Para mi, como para Nicolás, es un buen relato de la España más negra y miserable que aún existe. Aquellos que diciendose o creyendose temerosos de Dios son capaces de las mayores vilezas.
Tu micro? Muy bueno.
Esa España?? Deplorable.
Una delicia es encontrarte siempre por aquí, Agus, diseccionando con pulso firme, el relato.
Sí, Mónica, ya se falló el premio. El ganador es Javier Calvo con Nínive. Lo puedes leer entre los finalistas.
Llamar joya al relato me ha llegado a lo más hondo, Pedro.
La España más profunda, así es Nicolás. Y que aún existe.
Elysa, me alegro de que lo hayas leído de un tirón. Eso quiere decir que no cansa.
A mí también me gustó la imagen de la negra sacudiendo las campanillas, Susana. Encantada de que te haya resultado una lectura fresca.
Leyéndote, Mar, me han salido los colores. Sobre todo viniendo de quien crea buenísimas historias.
Cosechas donde te encuentras también con malas hierbas, Maite. Me alegra que te haya gustado el relato.
Y pedazo de escritor Alberto Corujo que menudo relato coló también en la cosecha.
Abrazos agradecidos a repartir.
Tienes razón, Luisa, la España más negra y deplorable. Y aunque parezca mentira aún existen personas como el narrador.
Abrazos a pares.
Por cierto, Lola, que fue un gustazo conocerte y poner voz a tus relatos.
Gracias, Ximens, lo mismo digo. Habrá más ocasiones, espero.
Par de abrazos.
Lola, tu relato muestra perfectamente las características psicológicas de los dos hermanos. Al estar en primera nos permite poner en duda las afirmaciones pero creo que las expresas y argumentas muy bien en la voz del narrador, es decir no parece forzado. Todo lo contrario, se ve claramente el tipo de odio que se genera al diferente, el ansia por el dinero y la castración religiosa. Personalmente me ha gustado. No obstante, y no me hagas caso, quizás es "demasiado" cronológico el relato y el asesinato no se intuye. Cuando voy a colgar en comentario veo que la etiqueta pone "relato finalista", pues enhorabuena, eso indica que les gustó.
Venga, nos leemos.
Enhorabuena Lola. Lo he leído de cabo a rabo, dejando que tus palabras me llevaran a traves de toda la narración. No me extraña que quedaras finalista. Es un relato de factura Lola Sanabria.
Felicidades. Fue un placer conocerte
Muchas gracias, Ximens, por dejar aquí tu opinión sobre el relato, aportando sus pros y contras.
Gracias, mil, Elèna.
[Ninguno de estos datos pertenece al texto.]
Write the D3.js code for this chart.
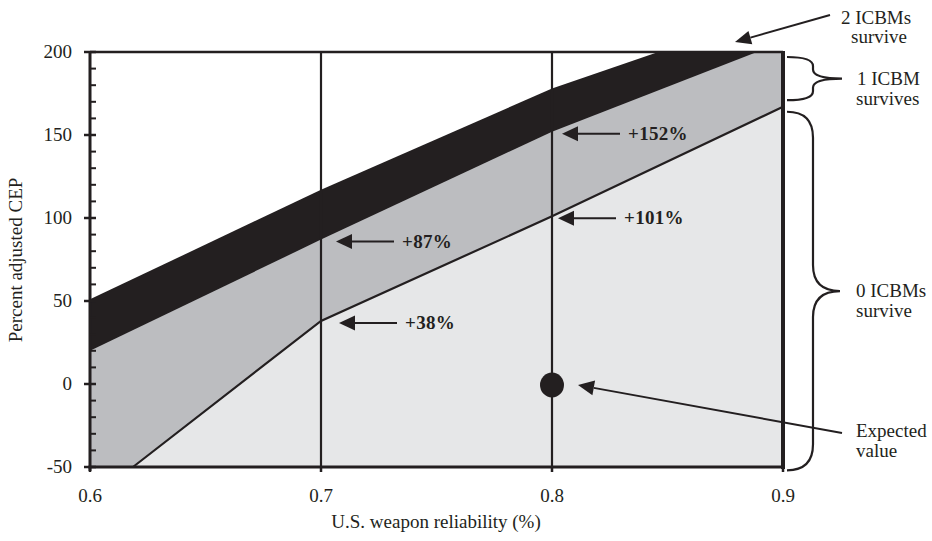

El placer fue mutuo.
Abrazos madrugadores.
Lola, me adhiero a los comentarios de Ximens, Ely y Pedro.
Estupendo relato, me gusta la voz del personaje y sobre todo el vocabulario que lo carácteriza, me hizo gracia la palabra torreznos casi olvidada. Muy buena la trama, no me esperaba ese final, aunque es lo que redondea el realto.
Abrazos
L;)
Ya lo había leído en la web de Eñe y no me ha costado nda volver a leerlo. Es un relato costumbrista, un relato clásico pero con el toque Lola, con la atenciòn a los detalles y dejando que esa voz naradora se delate con sus miserias y pequeñeces, yo que vivo en un pueblo de gente muy cerrada te pudo decir que hay cosas que no cambian en esta España rancia...
Estar ahí ya es un premio, auqnue nosoras queremos algo de pasta... un poco de pasta bastaaaa
Un abrazo Lo
Bienvenida al blog, tocaya. Gracias por pasarte.
Así es, Ro, un relato clásico de miserias y virtudes humanas.Ya sabes que me gusta combinarlo todo.
Abrazos a pares.
Guau!!
Qué gran historia, Lola. Con ella podrías hacer una serie. Qué riqueza de detalles en los personajes. Qué bien dibujados, Antonio, la abuela Leocadia, Aurelia, la negra impresionante. El protagonista, con el que empiezas indentificándote, y del que te vas distanciando a medida que avanza el relato. Jo, de qué manera la mala hierba comienza a destacarse, hasta hacerse la dueña.
Una..., no, otra maravilla, Lola.
¡Qué bien sienta levantarse y leer tantos elogios!
Besos agradecidos, Miguel Ángel.
Hola Lola, me ha gustado mucho el relato. Me parece muy instructivo e interesante, a pesar de que los malos son los de siempre, lo que le da en este aspecto un corte clásico, o tal vez algo manido. Actualmente son mucho más difíciles de identificar, no visten de curas, no te dicen lo que debes hacer poniendo a Dios por testigo, sus doctrinas no están escritas, ni tan siquiera teorizan con el perdón y el amor al prójimo. No, no es fácil verlos. No, no es fácil vernos.
Felicidades por tu relato, y gracias. Saludos.